• _What you need to do_: Reproduce nothing but the lines from the start of the material through the line that includes "['#4a4a96', '#c25a63', '#62c862', '#ecec6c'];", both ends included, and omit every picture.

• _Data section_:
+--
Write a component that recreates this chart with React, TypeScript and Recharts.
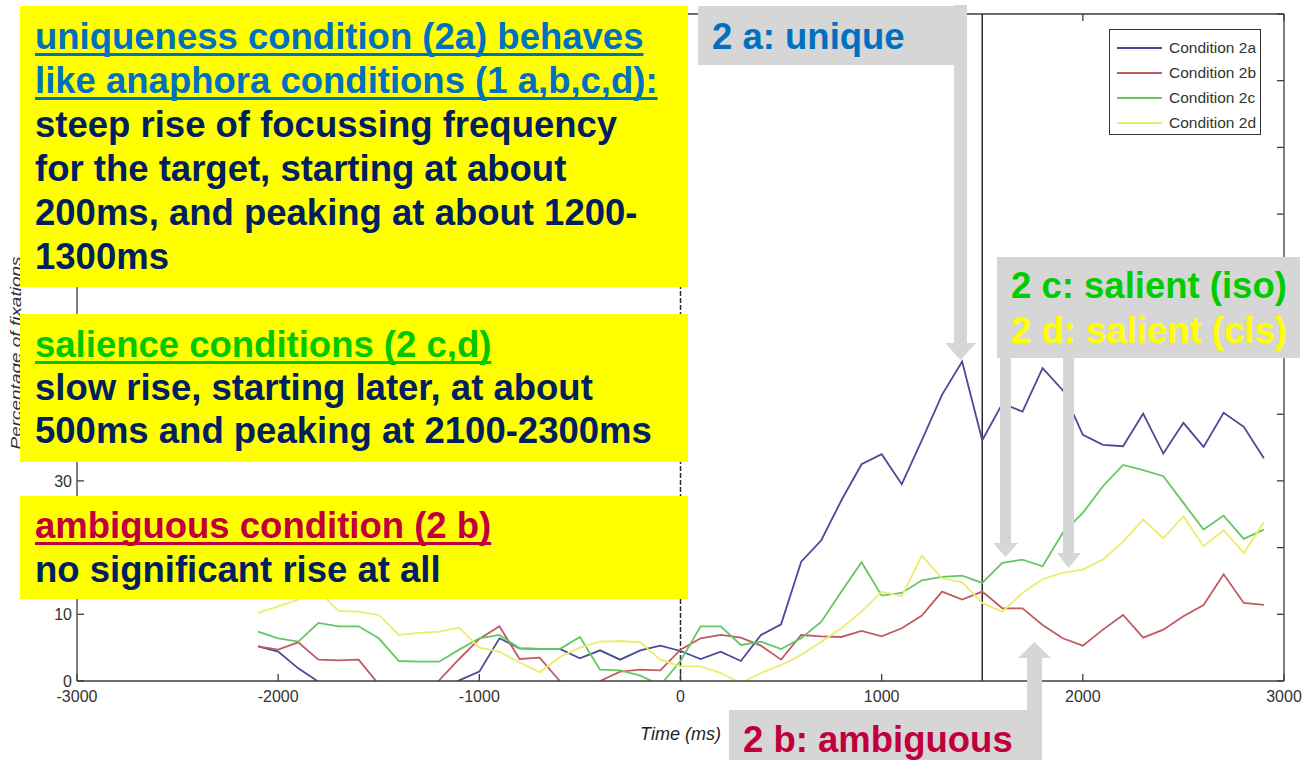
import React from 'react';
import { LineChart, Line, XAxis, YAxis, ReferenceLine, Legend } from 'recharts';

const timesMs = [
  -2100, -2000, -1900, -1800, -1700, -1600, -1500, -1400, -1300, -1200, -1100,
  -1000, -900, -800, -700, -600, -500, -400, -300, -200, -100, 0,
  100, 200, 300, 400, 500, 600, 700, 800, 900, 1000, 1100, 1200, 1300, 1400, 1500,
  1600, 1700, 1800, 1900, 2000, 2100, 2200, 2300, 2400, 2500, 2600, 2700, 2800, 2900,
];

const condition2a = [
  5.2, 4.4, 1.9, -0.1, -2.5, -3.5, -3.8, -3.2, -2.6, -2.0, 0.1,
  1.4, 6.4, 4.9, 4.8, 4.8, 3.4, 4.6, 3.2, 4.6, 5.3, 4.5,
  3.3, 4.4, 3.0, 6.9, 8.5, 17.9, 21.1, 27.1, 32.5, 34.0, 29.5, 36.1, 42.9, 47.9, 36.1,
  41.6, 40.4, 46.9, 43.6, 36.9, 35.4, 35.2, 40.1, 34.1, 38.7, 35.1, 40.2, 38.1, 33.4,
];

const condition2b = [
  5.2, 4.7, 5.8, 3.2, 3.1, 3.2, -0.5, -3.0, -2.5, 0.1, 3.3,
  6.3, 8.2, 3.3, 3.5, 0.0, -2.0, 0.0, 1.4, 1.7, 1.6, 4.7,
  6.4, 6.9, 6.5, 5.3, 3.2, 6.9, 6.7, 6.6, 7.5, 6.7, 7.9, 9.8, 13.4, 12.2, 13.4,
  10.9, 10.9, 8.4, 6.4, 5.3, 7.7, 9.9, 6.5, 7.7, 9.7, 11.4, 16.0, 11.7, 11.4,
];

const condition2c = [
  7.4, 6.4, 5.9, 8.7, 8.2, 8.2, 6.4, 3.0, 2.9, 2.9, 4.7,
  6.4, 6.9, 4.9, 4.8, 4.8, 6.6, 1.7, 1.6, 0.8, -0.6, 3.0,
  8.2, 8.2, 5.4, 5.9, 4.8, 6.4, 8.9, 13.4, 17.8, 12.8, 13.2, 15.1, 15.6, 15.8, 14.7,
  17.7, 18.2, 17.2, 22.2, 25.2, 29.2, 32.4, 31.6, 30.7, 26.7, 22.7, 24.8, 21.3, 22.7,
];

const condition2d = [
  10.2, 11.2, 12.2, 13.5, 10.5, 10.4, 9.9, 6.9, 7.2, 7.4, 8.0,
  5.0, 4.4, 2.8, 1.3, 3.6, 5.0, 5.9, 6.0, 5.8, 3.2, 2.2,
  2.2, 1.2, -0.3, 1.2, 2.4, 3.9, 5.9, 7.9, 10.4, 13.4, 12.7, 18.8, 15.4, 14.8, 11.7,
  10.4, 13.2, 15.3, 16.2, 16.7, 18.2, 20.9, 24.2, 21.4, 24.7, 20.2, 22.6, 19.2, 23.8,
];

const xTickValues = [-3000, -2000, -1000, 0, 1000, 2000, 3000];
const yTickValues = [0, 10, 20, 30, 40, 50, 60, 70, 80, 90, 100];
const seriesKeys = ['c2a', 'c2b', 'c2c', 'c2d'];
const seriesLabels = ['Condition 2a', 'Condition 2b', 'Condition 2c', 'Condition 2d'];
const seriesColors = ['#4a4a96', '#c25a63', '#62c862', '#ecec6c'];

const data = timesMs.map((t, i) => ({
  t,
  c2a: condition2a[i],
  c2b: condition2b[i],
  c2c: condition2c[i],
  c2d: condition2d[i],
}));

const AXIS = '#3c3c3c';
const TICK_FONT = 'Arial, "Liberation Sans", sans-serif';

const BottomTick = (p: any) => (
  <g>
    <line x1={p.x} x2={p.x} y1={p.y} y2={p.y - 7} stroke={AXIS} strokeWidth={1.3} />
    <text x={p.x} y={p.y + 21} textAnchor="middle" fontSize={16} fill="#333" fontFamily={TICK_FONT}>
      {p.payload.value}
    </text>
  </g>
);
const TopTick = (p: any) => (
  <line x1={p.x} x2={p.x} y1={p.y} y2={p.y + 7} stroke={AXIS} strokeWidth={1.3} />
);
const LeftTick = (p: any) => (
  <g>
    <line x1={p.x} x2={p.x + 7} y1={p.y} y2={p.y} stroke={AXIS} strokeWidth={1.3} />
    <text x={p.x - 5} y={p.y + 6} textAnchor="end" fontSize={16} fill="#333" fontFamily={TICK_FONT}>
      {p.payload.value}
    </text>
  </g>
);
const RightTick = (p: any) => (
  <line x1={p.x} x2={p.x - 7} y1={p.y} y2={p.y} stroke={AXIS} strokeWidth={1.3} />
);

const LegendBox = (props: any) => {
  const payload = props.payload || [];
  return (
    <div
      style={{
        width: 152,
        height: 106,
        border: '1.5px solid #333',
        background: '#fff',
        boxSizing: 'border-box',
        paddingTop: 5,
        fontFamily: TICK_FONT,
      }}
    >
      {payload.map((e: any, i: number) => (
        <div key={i} style={{ display: 'flex', alignItems: 'center', height: 25 }}>
          <svg width={59} height={10} style={{ display: 'block' }}>
            <line x1={7} x2={52} y1={5} y2={5} stroke={e.color} strokeWidth={2} />
          </svg>
          <span style={{ fontSize: 15.5, color: '#333', whiteSpace: 'nowrap' }}>{e.value}</span>
        </div>
      ))}
    </div>
  );
};

type NoteLine = { text: string; color: string; underline?: boolean };

const Note = ({
  left, top, width, height, bg, padTop, padLeft, lines, lineHeight = 44,
}: {
  left: number; top: number; width: number; height: number; bg: string;
  padTop: number; padLeft: number; lines: NoteLine[]; lineHeight?: number;
}) => (
  <div
    style={{
      position: 'absolute',
      left, top, width, height,
      background: bg,
      boxSizing: 'border-box',
      paddingTop: padTop,
      paddingLeft: padLeft,
      fontFamily: '"Liberation Sans", Arial, sans-serif',
      fontWeight: 'bold',
      fontSize: 36.5,
      lineHeight: `${lineHeight}px`,
      whiteSpace: 'nowrap',
      zIndex: 3,
    }}
  >
    {lines.map((l, i) => (
      <div key={i} style={{ height: lineHeight }}>
        <span
          style={{
            color: l.color,
            textDecoration: l.underline ? 'underline' : 'none',
            textDecorationThickness: 3,
            textDecorationSkipInk: 'none',
            textUnderlineOffset: 4,
          }}
        >
          {l.text}
        </span>
      </div>
    ))}
  </div>
);

const NAVY = '#002060';
const GRAY = '#d6d6d6';

export default function App() {
  return (
    <div style={{ position: 'relative', width: 1309, height: 760, overflow: 'hidden', background: '#fff' }}>
      <style>{'body{margin:0;overflow:hidden;}'}</style>
      <LineChart
        width={1309}
        height={760}
        data={data}
        margin={{ top: 13, right: 24, bottom: 78, left: 76 }}
      >
        <XAxis
          xAxisId="b"
          dataKey="t"
          type="number"
          domain={[-3000, 3000]}
          ticks={xTickValues}
          interval={0}
          height={1}
          tickSize={0}
          tickMargin={0}
          tickLine={false}
          axisLine={{ stroke: AXIS, strokeWidth: 1.3 }}
          tick={BottomTick}
          allowDataOverflow
          label={{
            content: (p: any) => (
              <text
                x={680.5}
                y={740}
                textAnchor="middle"
                fontSize={18}
                fontStyle="italic"
                fill="#222"
                fontFamily={TICK_FONT}
              >
                Time (ms)
              </text>
            ),
          }}
        />
        <XAxis
          xAxisId="top"
          orientation="top"
          dataKey="t"
          type="number"
          domain={[-3000, 3000]}
          ticks={xTickValues}
          interval={0}
          height={1}
          tickSize={0}
          tickMargin={0}
          tickLine={false}
          axisLine={{ stroke: AXIS, strokeWidth: 1.3 }}
          tick={TopTick}
          allowDataOverflow
        />
        <YAxis
          yAxisId="l"
          type="number"
          domain={[0, 100]}
          ticks={yTickValues}
          interval={0}
          width={1}
          tickSize={0}
          tickMargin={0}
          tickLine={false}
          axisLine={{ stroke: AXIS, strokeWidth: 1.3 }}
          tick={LeftTick}
          allowDataOverflow
          label={{
            content: () => (
              <text
                x={21}
                y={353}
                transform="rotate(-90 21 353)"
                textAnchor="middle"
                fontSize={15}
                fontStyle="italic"
                fill="#333"
                fontFamily={TICK_FONT}
                textLength={193}
                lengthAdjust="spacingAndGlyphs"
              >
                Percentage of fixations
              </text>
            ),
          }}
        />
        <YAxis
          yAxisId="r"
          orientation="right"
          type="number"
          domain={[0, 100]}
          ticks={yTickValues}
          interval={0}
          width={1}
          tickSize={0}
          tickMargin={0}
          tickLine={false}
          axisLine={{ stroke: AXIS, strokeWidth: 1.3 }}
          tick={RightTick}
          allowDataOverflow
        />
        <ReferenceLine xAxisId="b" yAxisId="l" x={0} stroke="#2a2a2a" strokeWidth={1.5} strokeDasharray="5 2" />
        <ReferenceLine xAxisId="b" yAxisId="l" x={1500} stroke="#2a2a2a" strokeWidth={1.5} />
        {seriesKeys.map((k, i) => (
          <Line
            key={k}
            xAxisId="b"
            yAxisId="l"
            type="linear"
            dataKey={k}
            name={seriesLabels[i]}
            stroke={seriesColors[i]}
            strokeWidth={1.8}
            dot={false}
            activeDot={false}
            isAnimationActive={false}
          />
        ))}
        <Legend
          layout="vertical"
          align="center"
          verticalAlign="middle"
          content={LegendBox}
          wrapperStyle={{ position: 'absolute', left: 1109, top: 29, width: 152, height: 106 }}
        />
      </LineChart>

      <svg
        width={1309}
        height={760}
        style={{ position: 'absolute', left: 0, top: 0, zIndex: 2, pointerEvents: 'none' }}
      >
        <rect x={954} y={5} width={13} height={339} fill={GRAY} />
        <polygon points="945,343 976,343 960.5,360" fill={GRAY} />
        <rect x={1000} y={300} width={11} height={244} fill={GRAY} />
        <polygon points="993,543 1018,543 1005.5,557" fill={GRAY} />
        <rect x={1063} y={300} width={11} height={254} fill={GRAY} />
        <polygon points="1057,553 1081,553 1068.5,568" fill={GRAY} />
        <rect x={1027} y={657} width={15} height={60} fill={GRAY} />
        <polygon points="1018,658 1051,658 1034.5,642" fill={GRAY} />
      </svg>

      <Note
        left={20} top={6} width={668} height={281} bg="#ffff00" padTop={8.5} padLeft={15}
        lines={[
          { text: 'uniqueness condition (2a) behaves', color: '#0070c0', underline: true },
          { text: 'like anaphora conditions (1 a,b,c,d):', color: '#0070c0', underline: true },
          { text: 'steep rise of focussing frequency', color: NAVY },
          { text: 'for the target, starting at about', color: NAVY },
          { text: '200ms, and peaking at about 1200-', color: NAVY },
          { text: '1300ms', color: NAVY },
        ]}
      />
      <Note
        left={20} top={314} width={668} height={148} bg="#ffff00" padTop={8.5} padLeft={15} lineHeight={43}
        lines={[
          { text: 'salience conditions (2 c,d)', color: '#00c800', underline: true },
          { text: 'slow rise, starting later, at about', color: NAVY },
          { text: '500ms and peaking at 2100-2300ms', color: NAVY },
        ]}
      />
      <Note
        left={20} top={496} width={668} height={103} bg="#ffff00" padTop={7.5} padLeft={15}
        lines={[
          { text: 'ambiguous condition (2 b)', color: '#c0003c', underline: true },
          { text: 'no significant rise at all', color: NAVY },
        ]}
      />
      <Note
        left={698} top={6} width={268} height={59} bg={GRAY} padTop={8.5} padLeft={14}
        lines={[{ text: '2 a: unique', color: '#0070c0' }]}
      />
      <Note
        left={997} top={257} width={303} height={101} bg={GRAY} padTop={5.5} padLeft={14} lineHeight={45}
        lines={[
          { text: '2 c: salient (iso)', color: '#00cc00' },
          { text: '2 d: salient (cls)', color: '#ffff00' },
        ]}
      />
      <Note
        left={729} top={710} width={313} height={50} bg={GRAY} padTop={7.5} padLeft={14}
        lines={[{ text: '2 b: ambiguous', color: '#c0003c' }]}
      />
    </div>
  );
}
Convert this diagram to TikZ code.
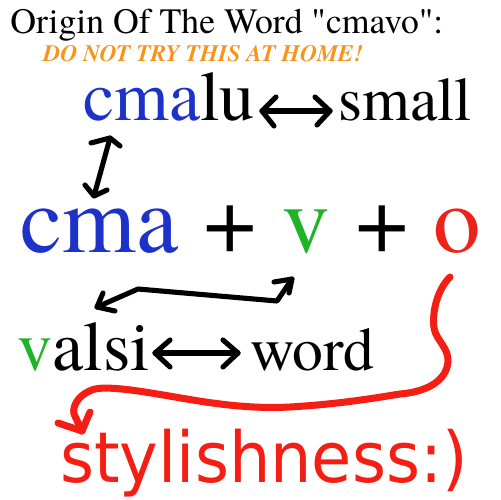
\documentclass[tikz,border=0pt]{standalone}
\usepackage{fontspec}
\setmainfont{texgyretermes}[Extension=.otf, UprightFont=*-regular, BoldFont=*-bold, ItalicFont=*-italic, BoldItalicFont=*-bolditalic, Ligatures=TeXOff]
\newfontfamily\tms{texgyretermes}[Extension=.otf, UprightFont=*-regular, BoldFont=*-bold, ItalicFont=*-italic, BoldItalicFont=*-bolditalic, Ligatures=TeXOff]
\newfontfamily\handfont{DejaVu Sans}
\definecolor{cmablue}{RGB}{28,50,200}
\definecolor{vgreen}{RGB}{30,180,40}
\definecolor{ored}{RGB}{235,35,25}
\definecolor{warn}{RGB}{247,148,29}
\definecolor{hred}{RGB}{245,30,20}
\begin{document}
\begin{tikzpicture}[x=0.02cm,y=-0.02cm,
  txt/.style={inner sep=0pt, anchor=base west},
  blk/.style={draw=black, line width=2.9pt, line cap=round, line join=round},
  redstroke/.style={draw=hred, line width=4pt, line cap=round, line join=round}]
\useasboundingbox (0,0) rectangle (500,500);
% title
\node[txt, font=\tms\fontsize{20.3pt}{24pt}\selectfont] (title) at (10,34) {Origin Of The Word "cmavo":};
\node[txt, font=\tms\fontsize{13.4pt}{17pt}\selectfont\bfseries\itshape, text=warn] (warn) at (43,62) {DO NOT TRY THIS AT HOME!};
% cmalu <-> small
\node[txt, font=\tms\fontsize{40pt}{44pt}\selectfont] (cmalu) at (83,120) {\textcolor{cmablue}{cma}lu};
\node[txt, font=\tms\fontsize{35pt}{40pt}\selectfont] (small) at (338,120) {small};
% main line
\node[txt, font=\tms\fontsize{54pt}{60pt}\selectfont, text=cmablue] (cma) at (20,252) {cma};
\node[txt, font=\tms\fontsize{54pt}{60pt}\selectfont] (plusA) at (203,252) {+};
\node[txt, font=\tms\fontsize{54pt}{60pt}\selectfont, text=vgreen] (v) at (282,252) {v};
\node[txt, font=\tms\fontsize{54pt}{60pt}\selectfont] (plusB) at (355,252) {+};
\node[txt, font=\tms\fontsize{54pt}{60pt}\selectfont, text=ored] (o) at (433,252) {o};
% valsi <-> word
\node[txt, font=\tms\fontsize{40pt}{46pt}\selectfont] (valsi) at (17,370) {\textcolor{vgreen}{v}alsi};
\node[txt, font=\tms\fontsize{35pt}{40pt}\selectfont] (word) at (250,370) {word};
% stylishness
\node[txt, font=\handfont\fontsize{40pt}{44pt}\selectfont, text=hred, xscale=0.93] (styl) at (60,482) {stylishness:)};
% arrow cmalu <-> small
\coordinate (a1l) at (262,111);
\coordinate (a1r) at (330,111);
\draw[blk] (a1l) -- (a1r);
\draw[blk] (276,97) -- (a1l) -- (274,126);
\draw[blk] (315,97) -- (a1r) -- (317,125);
% arrow cmalu <-> cma
\coordinate (a2t) at (110,138);
\coordinate (a2b) at (94,196);
\draw[blk] (a2t) -- (a2b);
\draw[blk] (91,143) -- (a2t) -- (120,146);
\draw[blk] (85,185) -- (a2b) -- (107,190);
% arrow v <-> valsi
\coordinate (a3l) at (97,307);
\coordinate (a3r) at (292,279);
\draw[blk] (a3l) -- (138,289) -- (277,301) -- (a3r);
\draw[blk] (103,293) -- (a3l) -- (115,311);
\draw[blk] (274,282) -- (a3r) -- (289,293);
% arrow valsi <-> word
\coordinate (a4l) at (155,353);
\coordinate (a4r) at (238,353);
\draw[blk] (a4l) -- (a4r);
\draw[blk] (170,340) -- (a4l) -- (170,367);
\draw[blk] (223,340) -- (a4r) -- (223,367);
% red curvy arrow from o to stylishness
\coordinate (rstart) at (450,277);
\coordinate (rtip) at (82,431);
\draw[redstroke] (rstart) .. controls (437,290) and (432,312) .. (434,328)
  .. controls (436,340) and (449,348) .. (448,362)
  .. controls (446,382) and (425,392) .. (400,394)
  .. controls (375,398) and (340,404) .. (290,407)
  .. controls (250,409) and (215,404) .. (175,397)
  .. controls (140,391) and (110,386) .. (95,389)
  .. controls (80,393) and (72,405) .. (74,414)
  -- (rtip);
\draw[redstroke] (90,412) -- (rtip) -- (58,423);
\end{tikzpicture}
\end{document}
+--
• _Right answer_:
Write a component that recreates this chart with React, TypeScript and Recharts.
import React from 'react';
import { LineChart, Line, XAxis, YAxis, ReferenceLine, Legend } from 'recharts';

const timesMs = [
  -2100, -2000, -1900, -1800, -1700, -1600, -1500, -1400, -1300, -1200, -1100,
  -1000, -900, -800, -700, -600, -500, -400, -300, -200, -100, 0,
  100, 200, 300, 400, 500, 600, 700, 800, 900, 1000, 1100, 1200, 1300, 1400, 1500,
  1600, 1700, 1800, 1900, 2000, 2100, 2200, 2300, 2400, 2500, 2600, 2700, 2800, 2900,
];

const condition2a = [
  5.2, 4.4, 1.9, -0.1, -2.5, -3.5, -3.8, -3.2, -2.6, -2.0, 0.1,
  1.4, 6.4, 4.9, 4.8, 4.8, 3.4, 4.6, 3.2, 4.6, 5.3, 4.5,
  3.3, 4.4, 3.0, 6.9, 8.5, 17.9, 21.1, 27.1, 32.5, 34.0, 29.5, 36.1, 42.9, 47.9, 36.1,
  41.6, 40.4, 46.9, 43.6, 36.9, 35.4, 35.2, 40.1, 34.1, 38.7, 35.1, 40.2, 38.1, 33.4,
];

const condition2b = [
  5.2, 4.7, 5.8, 3.2, 3.1, 3.2, -0.5, -3.0, -2.5, 0.1, 3.3,
  6.3, 8.2, 3.3, 3.5, 0.0, -2.0, 0.0, 1.4, 1.7, 1.6, 4.7,
  6.4, 6.9, 6.5, 5.3, 3.2, 6.9, 6.7, 6.6, 7.5, 6.7, 7.9, 9.8, 13.4, 12.2, 13.4,
  10.9, 10.9, 8.4, 6.4, 5.3, 7.7, 9.9, 6.5, 7.7, 9.7, 11.4, 16.0, 11.7, 11.4,
];

const condition2c = [
  7.4, 6.4, 5.9, 8.7, 8.2, 8.2, 6.4, 3.0, 2.9, 2.9, 4.7,
  6.4, 6.9, 4.9, 4.8, 4.8, 6.6, 1.7, 1.6, 0.8, -0.6, 3.0,
  8.2, 8.2, 5.4, 5.9, 4.8, 6.4, 8.9, 13.4, 17.8, 12.8, 13.2, 15.1, 15.6, 15.8, 14.7,
  17.7, 18.2, 17.2, 22.2, 25.2, 29.2, 32.4, 31.6, 30.7, 26.7, 22.7, 24.8, 21.3, 22.7,
];

const condition2d = [
  10.2, 11.2, 12.2, 13.5, 10.5, 10.4, 9.9, 6.9, 7.2, 7.4, 8.0,
  5.0, 4.4, 2.8, 1.3, 3.6, 5.0, 5.9, 6.0, 5.8, 3.2, 2.2,
  2.2, 1.2, -0.3, 1.2, 2.4, 3.9, 5.9, 7.9, 10.4, 13.4, 12.7, 18.8, 15.4, 14.8, 11.7,
  10.4, 13.2, 15.3, 16.2, 16.7, 18.2, 20.9, 24.2, 21.4, 24.7, 20.2, 22.6, 19.2, 23.8,
];

const xTickValues = [-3000, -2000, -1000, 0, 1000, 2000, 3000];
const yTickValues = [0, 10, 20, 30, 40, 50, 60, 70, 80, 90, 100];
const seriesKeys = ['c2a', 'c2b', 'c2c', 'c2d'];
const seriesLabels = ['Condition 2a', 'Condition 2b', 'Condition 2c', 'Condition 2d'];
const seriesColors = ['#4a4a96', '#c25a63', '#62c862', '#ecec6c'];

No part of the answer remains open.